The third time his motion gesture is mimed in fact concurs with language.
As we can see, the two miming segments are heavily co-textualised by language that makes explicit what is going on. The orientation to the narrative introduces the recurrent problem of someone following the vlogger in a parking lot and waiting for her to leave. The miming segments are introduced with an incomplete tone group //3 cars be- / hind him and he was like // [mimics man’s gesture and expression] //, with a missing Tonic segment. The vlogger then mimes the expected information before making it linguistically explicit in a tone group converging with the third iteration of the gesture.
Setting aside the mime performances of mime artists (the ‘art of silence’ Marcel Marceau referred to), we can predict that co-textualisation of this kind is a generalisable pattern as far as semovergent paralanguage (in the absence of language) is concerned. What the moment of mime does not provide as far as language is concerned, the immediately preceding and following co-text does. The convergent nature of semovergent paralanguage as a recurrent pattern is clear.
Blogger Comments:
[1] Importantly, this is an instance of using body language to depict body language. In Cléirigh's original model, the miming body language is epilinguistic, since it is a depiction that is only made possible by the ontogenesis of language, as evinced by the inability of other animals to do it.
The body language of the motorist, on the other hand, is at first protolinguistic (personal microfunction: exasperation) and then epilinguistic (SPEECH FUNCTION: gesturing a command for her to leave).
[2] As the authors demonstrate, this type of mime does indeed accompany language, thereby invalidating their model of mime as semovergent paralanguage that does not accompany language.

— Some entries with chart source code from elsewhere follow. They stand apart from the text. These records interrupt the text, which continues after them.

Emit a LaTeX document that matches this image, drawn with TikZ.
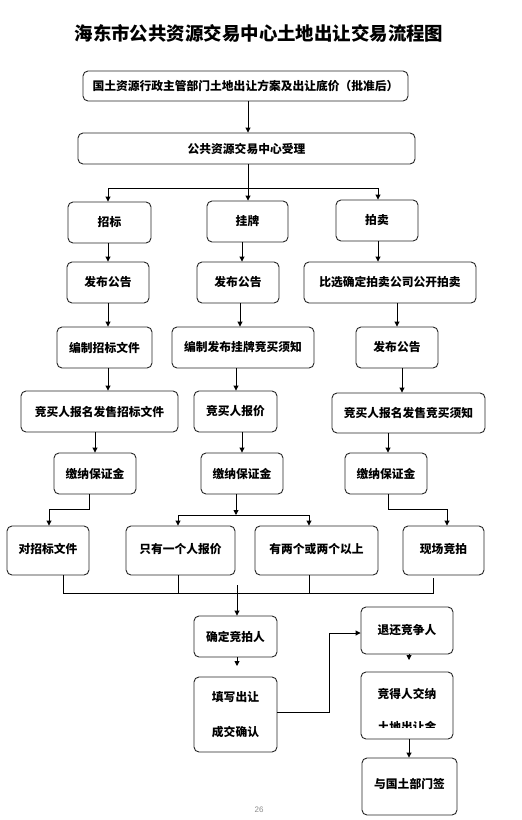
\documentclass[tikz,border=0pt]{standalone}
\usepackage{fontspec}
\newfontfamily\cjk{Noto Sans CJK SC}
\newfontfamily\pnum{Liberation Sans}
\usetikzlibrary{arrows.meta}
\begin{document}
\begin{tikzpicture}[x=1bp,y=-1bp,
  box/.style={draw=black!85, line width=0.9bp, rounded corners=5bp, inner sep=0pt,
    font=\cjk\bfseries\fontsize{11.8}{13}\selectfont, align=center},
  ln/.style={draw=black, line width=0.9bp},
  arr/.style={ln, -{Triangle[length=5bp,width=5bp]}}]
\useasboundingbox (0,0) rectangle (522,820);
\fill[white] (0,0) rectangle (522,820);

\node[font=\cjk\bfseries\fontsize{18.5}{20}\selectfont] (title) at (259,33) {海东市公共资源交易中心土地出让交易流程图};

\node[box, minimum width=325bp, minimum height=30bp] (top1) at (245.5,86) {国土资源行政主管部门土地出让方案及出让底价（批准后）};
\node[box, minimum width=337bp, minimum height=31bp] (top2) at (246.5,148.5) {公共资源交易中心受理};

\node[box, minimum width=83bp, minimum height=41bp] (zb) at (109.5,222.5) {招标};
\node[box, minimum width=81bp, minimum height=41bp] (gp) at (247.5,221.5) {挂牌};
\node[box, minimum width=82bp, minimum height=41bp] (pm) at (377,220.5) {拍卖};

\node[box, minimum width=82bp, minimum height=41bp] (r2a) at (108,282.5) {发布公告};
\node[box, minimum width=82bp, minimum height=41bp] (r2b) at (238,282.5) {发布公告};
\node[box, minimum width=172bp, minimum height=41bp] (r2c) at (390,282.5) {比选确定拍卖公司公开拍卖};

\node[box, minimum width=95bp, minimum height=41bp] (r3a) at (104.5,347.5) {编制招标文件};
\node[box, minimum width=142bp, minimum height=41bp] (r3b) at (243,347.5) {编制发布挂牌竞买须知};
\node[box, minimum width=82bp, minimum height=41bp] (r3c) at (397,347.5) {发布公告};

\node[box, minimum width=157bp, minimum height=41bp] (r4a) at (99.5,411.5) {\raisebox{1bp}{竞买人报名发售招标文件}};
\node[box, minimum width=83bp, minimum height=41bp] (r4b) at (235.5,411.5) {\raisebox{1bp}{竞买人报价}};
\node[box, minimum width=153bp, minimum height=40bp] (r4c) at (408.5,413) {\raisebox{1bp}{竞买人报名发售竞买须知}};

\node[box, minimum width=82bp, minimum height=41bp] (r5a) at (95,473.5) {缴纳保证金};
\node[box, minimum width=82bp, minimum height=41bp] (r5b) at (242,473.5) {缴纳保证金};
\node[box, minimum width=82bp, minimum height=41bp] (r5c) at (386,473.5) {缴纳保证金};

\node[box, minimum width=82bp, minimum height=49bp] (r6a) at (48,550.5) {\raisebox{4bp}{对招标文件}};
\node[box, minimum width=109bp, minimum height=49bp] (r6b) at (180.5,550.5) {\raisebox{4bp}{只有一个人报价}};
\node[box, minimum width=123bp, minimum height=49bp] (r6c) at (316.5,550.5) {\raisebox{4bp}{有两个或两个以上}};
\node[box, minimum width=81bp, minimum height=49bp] (r6d) at (443.5,550.5) {\raisebox{4bp}{现场竞拍}};

\node[box, minimum width=83bp, minimum height=41bp] (qd) at (235.5,636.5) {确定竞拍人};
\node[box, minimum width=83bp, minimum height=75bp] (tx) at (235.5,714.5) {填写出让\\[22bp]成交确认};
\node[box, minimum width=92bp, minimum height=47bp] (th) at (407,630.5) {\raisebox{3bp}{退还竞争人}};
\node[box, minimum width=92bp, minimum height=67bp] (jd) at (407,705.5) {};
\node[font=\cjk\bfseries\fontsize{11.8}{13}\selectfont] (jdt) at (407,694) {竞得人交纳};
\begin{scope}
\clip (361,700) rectangle (453,727.5);
\node[font=\cjk\bfseries\fontsize{11.8}{13}\selectfont] (jdt2) at (407,727) {土地出让金};
\end{scope}
\node[box, minimum width=95bp, minimum height=57bp] (yg) at (409.5,786.5) {\raisebox{6bp}{与国土部门签}};

\node[font=\pnum\fontsize{8}{9}\selectfont, text=black!45] (pg) at (259,810) {26};

% x positions
\path (248,0) coordinate (x248) (108,0) coordinate (x108) (378,0) coordinate (x378)
      (242,0) coordinate (x242) (240,0) coordinate (x240) (397,0) coordinate (x397)
      (236,0) coordinate (x236) (402,0) coordinate (x402) (95,0) coordinate (x95)
      (388,0) coordinate (x388) (89,0) coordinate (x89) (49,0) coordinate (x49)
      (447,0) coordinate (x447) (178,0) coordinate (x178) (309,0) coordinate (x309)
      (63,0) coordinate (x63) (433,0) coordinate (x433) (237,0) coordinate (x237)
      (409,0) coordinate (x409);

\draw[arr] (top1.south -| x248) -- (top2.north -| x248);
\draw[arr] (top2.south -| x248) -- (gp.north -| x248);
\coordinate (bl) at (108,188);
\coordinate (br) at (378,188);
\draw[ln] (bl) -- (br);
\draw[arr] (bl) -- (zb.north -| bl);
\draw[arr] (br) -- (pm.north -| br);

\draw[arr] (zb.south -| x108) -- (r2a.north -| x108);
\draw[arr] (gp.south -| x242) -- (r2b.north -| x242);
\draw[arr] (pm.south -| x378) -- (r2c.north -| x378);

\draw[arr] (r2a.south -| x108) -- (r3a.north -| x108);
\draw[arr] (r2b.south -| x240) -- (r3b.north -| x240);
\draw[arr] (r2c.south -| x397) -- (r3c.north -| x397);

\draw[arr] (r3a.south -| x108) -- (r4a.north -| x108);
\draw[arr] (r3b.south -| x236) -- (r4b.north -| x236);
\draw[arr] (r3c.south -| x402) -- (r4c.north -| x402);

\draw[arr] (r4a.south -| x95) -- (r5a.north -| x95);
\draw[arr] (r4b.south -| x242) -- (r5b.north -| x242);
\draw[arr] (r4c.south -| x388) -- (r5c.north -| x388);

\draw[arr] (r5a.south -| x89) -- (89,509) -- (49,509) -- (r6a.north -| x49);
\draw[arr] (r5c.south -| x388) -- (388,509) -- (447,509) -- (r6d.north -| x447);
\coordinate (ml) at (178,515);
\coordinate (mr) at (309,515);
\draw[arr] (r5b.south -| x236) -- (236,515);
\draw[ln] (ml) -- (mr);
\draw[arr] (ml) -- (r6b.north -| ml);
\draw[arr] (mr) -- (r6c.north -| mr);

\coordinate (jl) at (63,593);
\coordinate (jr) at (433,593);
\draw[ln] (r6a.south -| x63) -- (jl) -- (jr) -- (433,578);
\draw[ln] (r6b.south -| x178) -- (178,593);
\draw[ln] (r6c.south -| x309) -- (309,593);
\draw[arr] (237,585) -- (qd.north -| x237);
\coordinate (qe) at (237,666);
\draw[arr] (qd.south -| x237) -- (qe);
\draw[arr] (tx.east |- 0,712) -- (329,712) -- (329,633) -- (th.west |- 0,633);
\coordinate (te) at (409,660);
\draw[arr] (th.south -| x409) -- (te);
\draw[arr] (jd.south -| x409) -- (yg.north -| x409);
\end{tikzpicture}
\end{document}
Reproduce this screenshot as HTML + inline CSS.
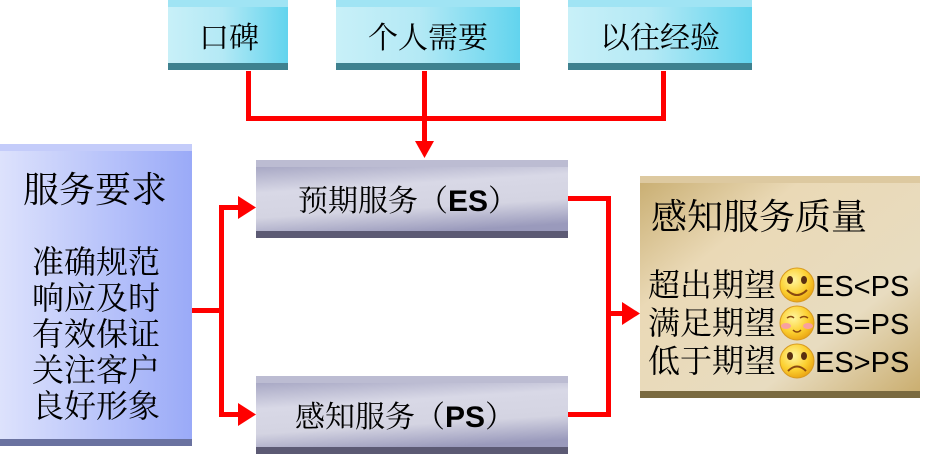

[3] Significantly, the authors do not actually identify the system of linguistic meaning that the mime is said to converge with in their model, being only concerned to relate this semovergent paralanguage to phonology, as it were sonovergent instead. The authors frequently state categorically that paralanguage cannot "converge" with NEGOTIATION (p29, 34, 38, 203), which the gesture of a command, above, clearly contradicts.